It’s always fun to have good friends and family here because it gives us a whole different perspective on our lives. So much has become our normal, and you don’t really realize it’s NOT until you see that it’s very abnormal for someone you are very similar too…like Dad!
Yesterday, he went with Sofie and I to pick up Lily at school. Yes, there are always a million people at the gate, selling and buying and waiting and talking, coming and going, making shaved ice and frying hot peppers, dodging motorcycles and gathering children. Yes, a lot of that includes a lot of loudness and drama. And yes, all of it is happening under the blazing sun while you drip, drip, drip and dodge, chat and scan, distract Sofie and listen. That’s what it IS to pick your kid up at school!
That is NOT what it was to pick me up at school as a kid. Dad was less than amused. Finally, he said, “uh, Sofie and I are going to wait in the car.”
And it wasn’t until he headed for the truck that realized that pick-up IS kind of intense! Especially when you can’t understand a word anyone is saying. When you don’t recognize a face. And you just want to see your four-year old blondie, who is one blondie in a sea of 600 children all speaking and crying and laughing and playing in that same language you don’t understand.

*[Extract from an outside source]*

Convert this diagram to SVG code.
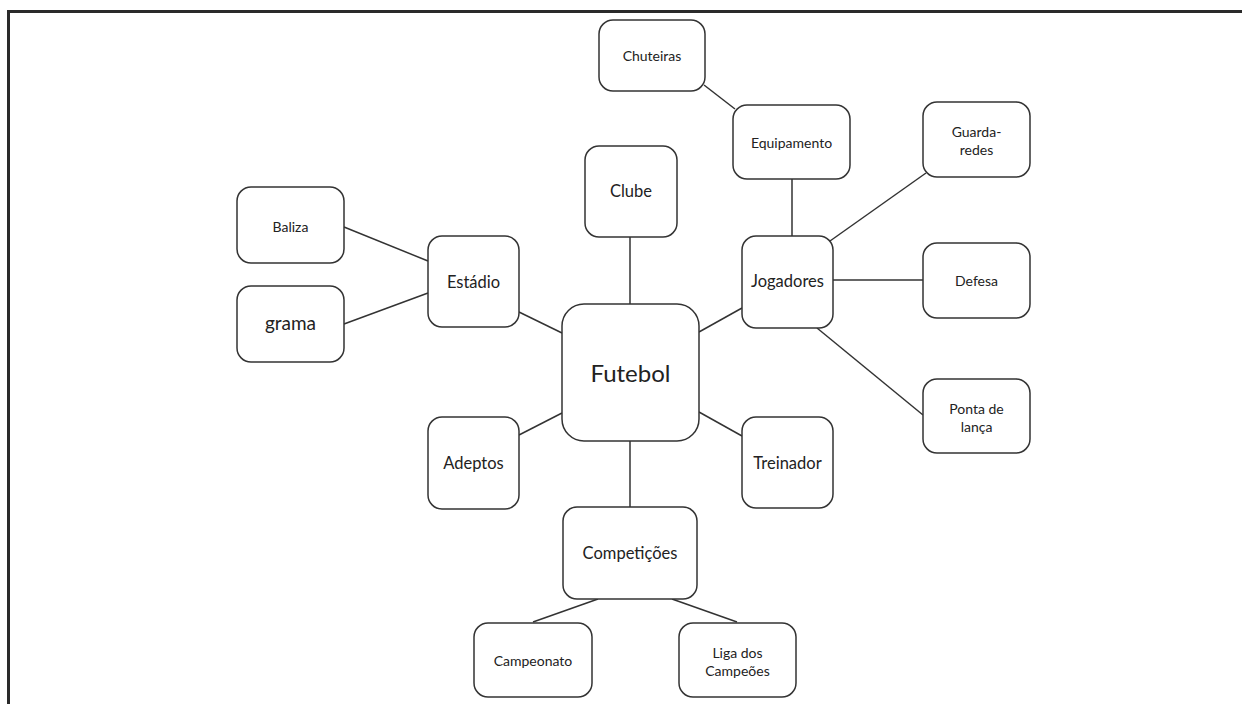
<svg xmlns="http://www.w3.org/2000/svg" width="1242" height="704" viewBox="0 0 1242 704">
<style>
.n{fill:#fff;stroke:#333;stroke-width:1.5}
.c line{stroke:#333;stroke-width:1.5}
text{font-family:Lato,"Noto Sans",sans-serif;fill:#222;text-anchor:middle;dominant-baseline:central}
.s{font-size:14px}
.m{font-size:16.5px}
</style>
<rect width="1242" height="704" fill="#fff"/>
<path d="M8.5,704 V11.5 H1242" fill="none" stroke="#2a2a2a" stroke-width="3"/>
<g class="c">
<line x1="704" y1="85" x2="735" y2="109"/>
<line x1="792" y1="179" x2="792" y2="236"/>
<line x1="630" y1="237" x2="630" y2="304"/>
<line x1="344" y1="227" x2="428" y2="261"/>
<line x1="344" y1="324" x2="428" y2="293"/>
<line x1="519" y1="312" x2="562" y2="333"/>
<line x1="830" y1="241" x2="926" y2="173"/>
<line x1="833" y1="280" x2="923" y2="280"/>
<line x1="817" y1="328" x2="923" y2="415"/>
<line x1="699" y1="332" x2="742" y2="308"/>
<line x1="699" y1="412" x2="742" y2="436"/>
<line x1="519" y1="435" x2="562" y2="413"/>
<line x1="630" y1="441" x2="630" y2="507"/>
<line x1="598" y1="599" x2="533" y2="622"/>
<line x1="672" y1="599" x2="737" y2="622"/>
</g>
<g id="chuteiras"><rect class="n" x="599" y="20" width="106" height="71" rx="14"/><text class="s" x="652" y="55">Chuteiras</text></g>
<g id="equipamento"><rect class="n" x="733" y="105" width="117" height="74" rx="14"/><text class="s" x="791.5" y="142">Equipamento</text></g>
<g id="clube"><rect class="n" x="585" y="146" width="92" height="91" rx="14"/><text class="m" x="631" y="191">Clube</text></g>
<g id="baliza"><rect class="n" x="237" y="187" width="107" height="76" rx="14"/><text class="s" x="290.5" y="226">Baliza</text></g>
<g id="grama"><rect class="n" x="237" y="286" width="107" height="76" rx="14"/><text x="290.5" y="322" font-size="19px">grama</text></g>
<g id="estadio"><rect class="n" x="428" y="236" width="91" height="91" rx="14"/><text class="m" x="473.5" y="282">Estádio</text></g>
<g id="futebol"><rect class="n" x="562" y="304" width="137" height="137" rx="22"/><text x="630.5" y="372" font-size="24px">Futebol</text></g>
<g id="jogadores"><rect class="n" x="742" y="236" width="91" height="92" rx="14"/><text class="m" x="787.5" y="281">Jogadores</text></g>
<g id="guarda-redes"><rect class="n" x="923" y="102" width="107" height="75" rx="14"/><text class="s" x="976.5" y="131">Guarda-</text><text class="s" x="976.5" y="149">redes</text></g>
<g id="defesa"><rect class="n" x="923" y="243" width="107" height="75" rx="14"/><text class="s" x="976.5" y="280">Defesa</text></g>
<g id="ponta"><rect class="n" x="923" y="379" width="107" height="74" rx="14"/><text class="s" x="976.5" y="408">Ponta de</text><text class="s" x="976.5" y="426">lança</text></g>
<g id="adeptos"><rect class="n" x="428" y="417" width="91" height="92" rx="14"/><text class="m" x="473.5" y="463">Adeptos</text></g>
<g id="treinador"><rect class="n" x="742" y="417" width="91" height="91" rx="14"/><text class="m" x="787.5" y="463">Treinador</text></g>
<g id="competicoes"><rect class="n" x="563" y="507" width="134" height="92" rx="14"/><text class="m" x="630" y="553">Competições</text></g>
<g id="campeonato"><rect class="n" x="474" y="623" width="118" height="74" rx="14"/><text class="s" x="533" y="660">Campeonato</text></g>
<g id="liga"><rect class="n" x="679" y="623" width="117" height="74" rx="14"/><text class="s" x="737.5" y="652">Liga dos</text><text class="s" x="737.5" y="670">Campeões</text></g>
</svg>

Hiking Sunday to church over the mountains was brilliant. I thought. And don’t get me wrong, Dad didn’t say one negative word, climbed it all and carried a kid to boot, and only said at the end that maybe next time, he won’t do it in the extreme heat of October.
But I’ve been to church my whole life with my dad, and we went a lot of different places, and it didn’t EVER look ANYTHING like that. As far as normal goes? Yeah, hiking on a mountain ridge in the blazing sun on an almost non-existent path around the little homes of a hundred strangers probably isn’t it.
Then Monday morning things picked up to full-speed life, braiding and lunch boxes and off to school, office and teaching and Gertha and food and money and people and kids coming and going and going and coming, hungry friends who tend to show up right at meal times, all the craziness of a 2 and 4 year old, past graduates coming for help or prayer orto share a story, students, grading, cooking, people coming to visit BECAUSE my dad is here….all again in a language and a culture he doesn’t understand…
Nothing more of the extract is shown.